# GOAL OF THE EXERCISE
Pictures within the data are to be left out; everything else must be reproduced exactly.

-- Start --

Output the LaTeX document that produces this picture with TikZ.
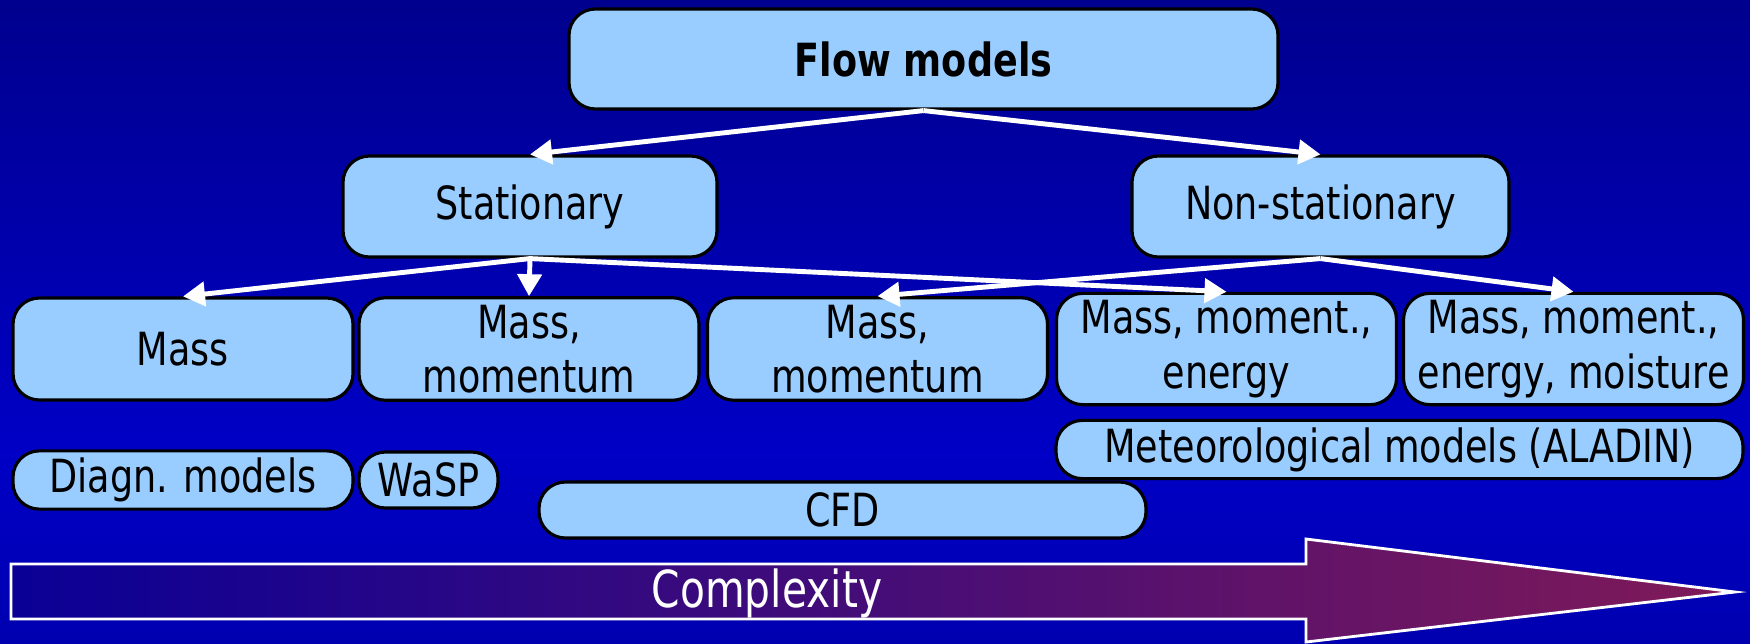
\documentclass[tikz,border=0pt]{standalone}
\usepackage{fontspec}
\setmainfont{DejaVu Sans}[FakeStretch=0.8]
\usetikzlibrary{arrows.meta}
\definecolor{BgTop}{HTML}{00008E}
\definecolor{BgMid}{HTML}{0000C6}
\definecolor{BgLow}{HTML}{0000B0}
\definecolor{BoxFill}{HTML}{99CCFF}
\definecolor{CplxLeft}{HTML}{0A0096}
\definecolor{CplxRight}{HTML}{801A58}

\begin{document}
\begin{tikzpicture}[
  x=1cm,y=1cm,
  link/.style={
    -{Triangle[length=2.2mm,width=2.4mm]},
    line width=1.4pt,
    draw=white
  },
  modelbox/.style={
    rounded corners=7.5pt,
    line width=0.9pt,
    draw=black,
    fill=BoxFill,
    align=center,
    inner sep=2pt,
    font=\fontsize{13}{15.5}\selectfont,
    text=black
  },
  rowbox/.style={
    modelbox,
    minimum width=3.40cm,
    minimum height=1.02cm
  },
  toolbox/.style={
    modelbox,
    minimum height=0.56cm
  },
  cplxlabel/.style={
    font=\fontsize{14.5}{17}\selectfont,
    text=white
  }
]

% -------------------------------------------------
% Background
% -------------------------------------------------
\useasboundingbox (0,0) rectangle (17.5,6.43);
\shade[top color=BgTop, bottom color=BgMid] (0,1.9) rectangle (17.5,6.43);
\shade[top color=BgMid, bottom color=BgLow] (0,0) rectangle (17.5,1.9);

% -------------------------------------------------
% Top levels
% -------------------------------------------------
\node[modelbox, minimum width=7.09cm, minimum height=1.00cm,
  font=\bfseries\fontsize{13}{15.5}\selectfont] (flow) at (9.235,5.84) {Flow models};

\node[modelbox, minimum width=3.74cm, minimum height=1.01cm] (stat) at (5.30,4.365) {Stationary};
\node[modelbox, minimum width=3.77cm, minimum height=1.01cm] (nonstat) at (13.205,4.365) {Non-stationary};

% -------------------------------------------------
% Equation sets
% -------------------------------------------------
\node[rowbox] (mass) at (1.83,2.94) {Mass};
\node[rowbox] (mm1) at (5.29,2.94) {Mass,\\momentum};
\node[rowbox] (mm2) at (8.775,2.94) {Mass,\\momentum};
\node[rowbox] (mme) at (12.265,2.94) {Mass, moment.,\\energy};
\node[rowbox] (mmem) at (15.735,2.94) {Mass, moment.,\\energy, moisture};

% -------------------------------------------------
% Model families
% -------------------------------------------------
\node[toolbox, minimum width=6.87cm, minimum height=0.57cm] (meteo) at (13.995,1.935) {Meteorological models (ALADIN)};
\node[toolbox, minimum width=3.40cm] (diagn) at (1.83,1.63) {Diagn. models};
\node[toolbox, minimum width=1.39cm] (wasp) at (4.285,1.63) {WaSP};
\node[toolbox, minimum width=6.07cm] (cfd) at (8.425,1.33) {CFD};

% -------------------------------------------------
% Links
% -------------------------------------------------
\draw[link] (flow.south) -- (stat.north);
\draw[link] (flow.south) -- (nonstat.north);

\draw[link] (nonstat.south) -- (mm2.north);
\draw[link] (nonstat.south) -- (mmem.north);

\draw[link] (stat.south) -- (mass.north);
\draw[link] (stat.south) -- (mm1.north);
\draw[link] (stat.south) -- (mme.north);

% -------------------------------------------------
% Complexity arrow
% -------------------------------------------------
\shadedraw[draw=white, line width=0.8pt, left color=CplxLeft, right color=CplxRight]
  (0.11,0.79) -- (13.06,0.79) -- (13.06,1.04) -- (17.35,0.51)
  -- (13.06,0.01) -- (13.06,0.24) -- (0.11,0.24) -- cycle;
\node[cplxlabel] (cplx) at (7.67,0.50) {Complexity};

\end{tikzpicture}
\end{document}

-- End --

# THE RESPONSE
Output the LaTeX document that produces this picture with TikZ.
\documentclass[tikz,border=0pt]{standalone}
\usepackage{fontspec}
\setmainfont{DejaVu Sans}[FakeStretch=0.8]
\usetikzlibrary{arrows.meta}
\definecolor{BgTop}{HTML}{00008E}
\definecolor{BgMid}{HTML}{0000C6}
\definecolor{BgLow}{HTML}{0000B0}
\definecolor{BoxFill}{HTML}{99CCFF}
\definecolor{CplxLeft}{HTML}{0A0096}
\definecolor{CplxRight}{HTML}{801A58}

\begin{document}
\begin{tikzpicture}[
  x=1cm,y=1cm,
  link/.style={
    -{Triangle[length=2.2mm,width=2.4mm]},
    line width=1.4pt,
    draw=white
  },
  modelbox/.style={
    rounded corners=7.5pt,
    line width=0.9pt,
    draw=black,
    fill=BoxFill,
    align=center,
    inner sep=2pt,
    font=\fontsize{13}{15.5}\selectfont,
    text=black
  },
  rowbox/.style={
    modelbox,
    minimum width=3.40cm,
    minimum height=1.02cm
  },
  toolbox/.style={
    modelbox,
    minimum height=0.56cm
  },
  cplxlabel/.style={
    font=\fontsize{14.5}{17}\selectfont,
    text=white
  }
]

% -------------------------------------------------
% Background
% -------------------------------------------------
\useasboundingbox (0,0) rectangle (17.5,6.43);
\shade[top color=BgTop, bottom color=BgMid] (0,1.9) rectangle (17.5,6.43);
\shade[top color=BgMid, bottom color=BgLow] (0,0) rectangle (17.5,1.9);

% -------------------------------------------------
% Top levels
% -------------------------------------------------
\node[modelbox, minimum width=7.09cm, minimum height=1.00cm,
  font=\bfseries\fontsize{13}{15.5}\selectfont] (flow) at (9.235,5.84) {Flow models};

\node[modelbox, minimum width=3.74cm, minimum height=1.01cm] (stat) at (5.30,4.365) {Stationary};
\node[modelbox, minimum width=3.77cm, minimum height=1.01cm] (nonstat) at (13.205,4.365) {Non-stationary};

% -------------------------------------------------
% Equation sets
% -------------------------------------------------
\node[rowbox] (mass) at (1.83,2.94) {Mass};
\node[rowbox] (mm1) at (5.29,2.94) {Mass,\\momentum};
\node[rowbox] (mm2) at (8.775,2.94) {Mass,\\momentum};
\node[rowbox] (mme) at (12.265,2.94) {Mass, moment.,\\energy};
\node[rowbox] (mmem) at (15.735,2.94) {Mass, moment.,\\energy, moisture};

% -------------------------------------------------
% Model families
% -------------------------------------------------
\node[toolbox, minimum width=6.87cm, minimum height=0.57cm] (meteo) at (13.995,1.935) {Meteorological models (ALADIN)};
\node[toolbox, minimum width=3.40cm] (diagn) at (1.83,1.63) {Diagn. models};
\node[toolbox, minimum width=1.39cm] (wasp) at (4.285,1.63) {WaSP};
\node[toolbox, minimum width=6.07cm] (cfd) at (8.425,1.33) {CFD};

% -------------------------------------------------
% Links
% -------------------------------------------------
\draw[link] (flow.south) -- (stat.north);
\draw[link] (flow.south) -- (nonstat.north);

\draw[link] (nonstat.south) -- (mm2.north);
\draw[link] (nonstat.south) -- (mmem.north);

\draw[link] (stat.south) -- (mass.north);
\draw[link] (stat.south) -- (mm1.north);
\draw[link] (stat.south) -- (mme.north);

% -------------------------------------------------
% Complexity arrow
% -------------------------------------------------
\shadedraw[draw=white, line width=0.8pt, left color=CplxLeft, right color=CplxRight]
  (0.11,0.79) -- (13.06,0.79) -- (13.06,1.04) -- (17.35,0.51)
  -- (13.06,0.01) -- (13.06,0.24) -- (0.11,0.24) -- cycle;
\node[cplxlabel] (cplx) at (7.67,0.50) {Complexity};

\end{tikzpicture}
\end{document}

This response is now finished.